If you have many photos in LR mobile then could it have been just been syncing ? How long did you leave it and what is your internet connection like ?


----------



## Laura Shoe (Dec 12, 2017)

Hi Mark, 

After leaving it for quite a while with no change (and internet download speed in excess of 150 mbps) I deleted all data from the cloud, so there is no data to be synced down to LR CC - but I still have the blue spinning circle and can't import photos.


----------



## Laura Shoe (Dec 12, 2017)

and it has been sitting for several hours now.

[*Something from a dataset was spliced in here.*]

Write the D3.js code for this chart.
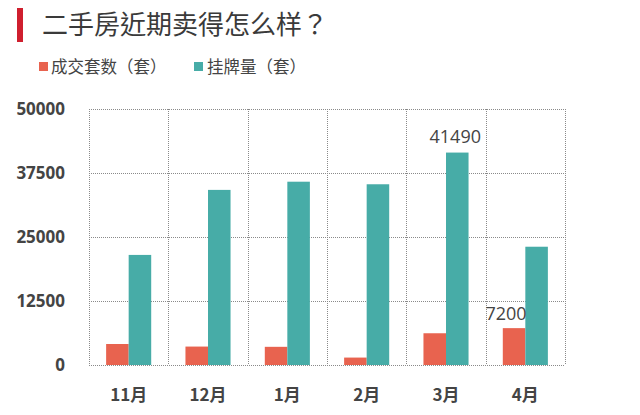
<!DOCTYPE html>
<html><head><meta charset="utf-8">
<script src="https://cdn.jsdelivr.net/npm/d3@7/dist/d3.min.js"></script>
<style>
html,body{margin:0;padding:0;background:#fff;}
svg{display:block;}
</style></head>
<body><svg id="c" width="640" height="415"></svg>
<script>
const title = "二手房近期卖得怎么样？";
const months = ["11月","12月","1月","2月","3月","4月"];
const seriesNames = ["成交套数（套）","挂牌量（套）"];
const deals = [4100, 3600, 3550, 1450, 6200, 7200];
const listings = [21500, 34200, 35800, 35300, 41490, 23100];
const yTicks = [0, 12500, 25000, 37500, 50000];
const colors = ["#e8634f", "#47aca7"];

const svg = d3.select("#c");
const L = 89, R = 565, T = 109, B = 365;

const x0 = d3.scaleBand().domain(months).range([L, R]).padding(0);
const x1 = d3.scaleBand().domain([0,1]).range([0, x0.bandwidth()]).paddingInner(0).paddingOuter(0.76);
const y = d3.scaleLinear().domain([0, 50000]).range([B, T]);

// title
svg.append("rect").attr("x",17).attr("y",8).attr("width",6).attr("height",34).attr("fill","#cf1f2e");
svg.append("text").attr("x",42).attr("y",34).text(title)
  .attr("font-family","'Noto Sans CJK TC'").attr("font-size",26).attr("fill","#3a3a3a");

// legend
const leg = [{x:39, tx:51}, {x:194, tx:207}];
seriesNames.forEach((n,i)=>{
  svg.append("rect").attr("x",leg[i].x).attr("y",62).attr("width",9).attr("height",9).attr("fill",colors[i]);
  svg.append("text").attr("x",leg[i].tx).attr("y",73).text(n)
    .attr("font-family","'Noto Sans CJK TC'").attr("font-size",16.5).attr("fill","#444");
});

// grid (dotted)
const grid = svg.append("g").attr("stroke","#8a8a8a").attr("stroke-width",1).attr("stroke-dasharray","1,1").attr("fill","none");
yTicks.forEach(t=>{
  grid.append("line").attr("x1",L).attr("x2",R).attr("y1",Math.round(y(t))+0.5).attr("y2",Math.round(y(t))+0.5);
});
months.forEach(m=>{
  const xx = Math.round(x0(m))+0.5;
  grid.append("line").attr("x1",xx).attr("x2",xx).attr("y1",T).attr("y2",B);
});
grid.append("line").attr("x1",R+0.5).attr("x2",R+0.5).attr("y1",T).attr("y2",B);

// y axis labels
const yAxis = d3.axisLeft(y).tickValues(yTicks).tickSize(0).tickPadding(0).tickFormat(d3.format("d"));
const ya = svg.append("g").attr("transform",`translate(${L-24},0)`).call(yAxis);
ya.select(".domain").remove();
ya.selectAll("text").attr("font-family","'Open Sans'").attr("font-weight","bold").attr("font-size",17).attr("fill","#444");

// x axis labels
const xAxis = d3.axisBottom(x0).tickSize(0).tickPadding(0);
const xa = svg.append("g").attr("transform",`translate(0,${B+24})`).call(xAxis);
xa.select(".domain").remove();
xa.selectAll("text").attr("font-family","'Noto Sans CJK SC'").attr("font-weight","bold").attr("font-size",17).attr("fill","#444");

// bars
const data = months.map((m,i)=>({m, v:[deals[i], listings[i]]}));
const g = svg.append("g");
data.forEach(d=>{
  d.v.forEach((v,j)=>{
    g.append("rect").attr("x",x0(d.m)+x1(j)).attr("width",x1.bandwidth())
      .attr("y",y(v)).attr("height",y(0)-y(v)).attr("fill",colors[j]);
  });
});

// value labels
svg.append("text").attr("x",x0("3月")+x1(1)+x1.bandwidth()/2-2).attr("y",y(41490)-10)
  .attr("text-anchor","middle").text(d3.format("d")(listings[4]))
  .attr("font-family","'Open Sans'").attr("font-size",18).attr("fill","#444");
svg.append("text").attr("x",x0("4月")+x1(0)+x1.bandwidth()/2-8).attr("y",y(7200)-8)
  .attr("text-anchor","middle").text(d3.format("d")(deals[5]))
  .attr("font-family","'Open Sans'").attr("font-size",18).attr("fill","#444");
</script></body></html>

Thanks for answering, btw!


----------



## Victoria Bampton (Dec 12, 2017)

Since you've wiped the cloud, I guess you've also tried deleting the other random bits including

Macintosh HD / Users / Your User / Application Support / Adobe / Lightroom CC /
Macintosh HD / Users / Your User / Caches / com.adobe.lightroomCC / 
Macintosh HD / Users / Your User / Pictures / Lightroom Library.lrlibrary

?


----------



## Laura Shoe (Dec 12, 2017)

I hadn't tried deleting those, Victoria, but thank you for the suggestion. Unfortunately this didn't work though.


----------



## Laura Shoe (Dec 12, 2017)

Problem solved - I had already reinstalled and restarted to no avail, but for some reason another reinstall and restart did the trick.


----------



## Victoria Bampton (Dec 14, 2017)

Ah we love a happy ending.


----------



## Gnits (Dec 14, 2017)

Any idea of cause ???


----------